このドラマシリーズにはコメディ要素もあり「ひょっとして、ここは笑うところなのかな」という微妙なシーンが時折あります。

インド社会に精通しているともっと深く楽しめるのかも

インドは多民族国家であり、公用語はヒンディー語と英語、州公用語は18言語あります。そういった言語や民族文化の違いがドラマ内の姻族関係や地域差に影響していてインド社会の複雑さを垣間見ます。

日本で育った人が日本の映画やドラマを観て大阪弁、名古屋弁、東北弁などの違いから地域の特性を推し量ることができるように、インドの人はこのドラマの言語から、もっといろんなことを読み取れるのだろうと思います。インドは多民族からなるので、日本より地域差、民族間の相違がずっと大きいはず。演じる俳優たちも何語を話せるかで出演作品や主戦場が決まる面があるみたいです。

インドを含む周辺国から見た世界観が新鮮

西洋国制作の諜報ものはCIAやMI6、モサドやSVRなどの有名どころを中心としたストーリーが目立ち、シリアのISやパキスタンのイスラム組織も頻出します。しかし本作シーズン2のようにスリランカの反政府組織が登場するドラマは珍しく、インドならではのストーリー設定と思います。

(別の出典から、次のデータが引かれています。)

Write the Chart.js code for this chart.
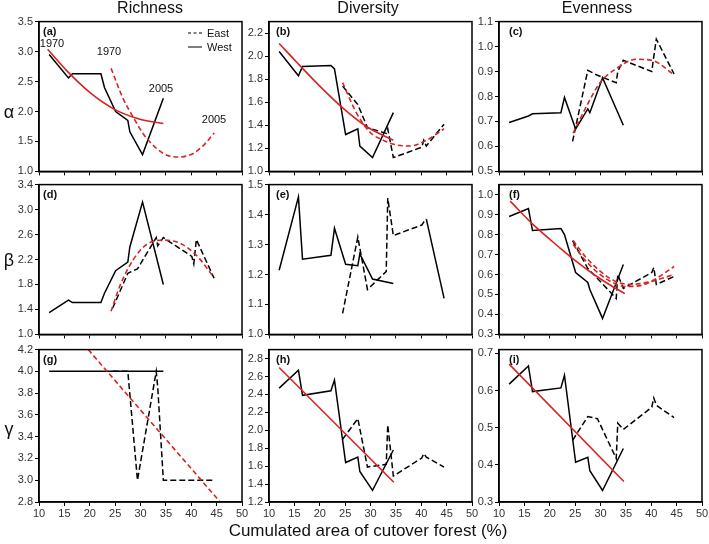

作品の視聴数が多くなるにつれ、独自の視点やコンテンツ、テイストがないと面白味を感じなくなっていきます。このドラマはインドから見た世界がそれなりにわかるので、なかなかの好作品。

イスラムの教えに則り、異教徒に大ダメージを与えようとしたシーズン1のテロリストの残党が、シーズン2で異教徒のタミル人亡命政府と手を組む点がはじめは謎でした。スリランカ政府と対立するタミル人亡命政府はインド政府にも恨みをもつようになり、同じくインドに復讐したいイスラム勢(パキスタンISIのサミール、テロリストのサジードら)と協力することで両国首脳に大打撃を与える大がかりな計画に辿り着きます。インドのバスー首相による政治的駆け引きも一枚噛みます。

家族パートもそれなりに重要になってくる

「ファミリー・マン」というタイトルを鑑みるに諜報パートのみならず、家族パートも重要な位置づけにあるのだと思います。箸休め的に家族ネタも楽しめますが、私にとってはあまり重要ではありませんでした。

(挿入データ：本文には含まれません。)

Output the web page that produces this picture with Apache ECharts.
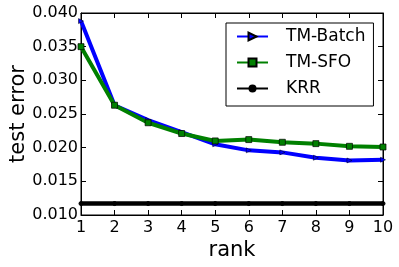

ただしシーズン2の後半ではスリカントの家族がストーリーに大きく絡んできます。そして大きな見どころを作ります。

そしてドラマはシーズン3に続く?

シーズン2でスリランカ反政府組織の戦士ラジ役だったサマンサ・アッキネニ(サマンサ・ルース・プラブ)は、すべてのアクションシーンを自分で演じたそうです。かなり切れ味のよい動きを見せていて、すごいと思いました。

シーズン3も製作予定があるそうです。次は中国が関わってくると思われます。Amazonプライムビデオの作品は面白くても続編がキャンセルになることが多い気がします。シーズン3が実現しても私の好きなミリンドが出てこないのは残念ですが、リリースを待ちたいと思います。